Well I started a marathon smoke the other day. It all started at about 9:00 am Thursday and when until about 11:00 am Friday for this catering job. It was for 25 people and they wanted some pulled Pork and a couple of beef (12lbers) briskets and then sides to go along. So I started out with the butts. Well I guess that maybe I haven't been here long enough yet to be able to post attachments yet. SO I guess I'll do it the old way and use the Photobucket thingy.

 

First we have the briskets all rubbed and ready for some time in the refrig. That's a rub of a mixture o Old Bay and brown sugar at about a 60-40% blend

 

Here's the butts ( about 23 libs of them) in the smoker.

 

Well the cook and his family have to eat so while the butts are in the foiling stage we made a meatloaf with green and red peppers some onions and mushroom and all the other good stuff.

 

So now we have the briskets go on ( about 9:30 pm) right after the meatloaf and the butts go inside and into the cooler.
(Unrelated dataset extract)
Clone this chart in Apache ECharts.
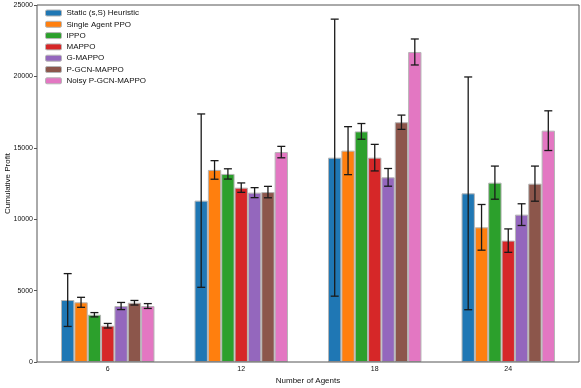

The meatloaf stays out for dinner. So that's all for this collection because once the cutting started it was go boy go and get it to the Hotel for the group that ordered it. So meanwhile the sides of Corn casserole and Heartache Mac went along with this meat.

 

So now comes out Monday's job and a dinner for 2 and they are customers too. Thanks to Winn Dixie for the bone in Rib Roast for 4.49lb so I got 2 whole ones for stock.

Thanks for watching

Mark


----------



## scarbelly (Feb 12, 2011)

Looking good Mark. I know how much work that is. Sometimes I think it is easier to cook for a 100 than for 25


----------



## cycletrash (Feb 12, 2011)

Wow that is lot of meat...I bet that crowd will be drewling


----------



## countrysmoke (Feb 12, 2011)

Looks real good mark, I'd like to be part of that crowd eating that


----------



## mballi3011 (Feb 12, 2011)

It's all fun to me right now. I'm not new to smoking but a back to back to back smoke sure can take it's toll remember I'm a Fat Fiftyish and a Former Smoker of the bad things.


----------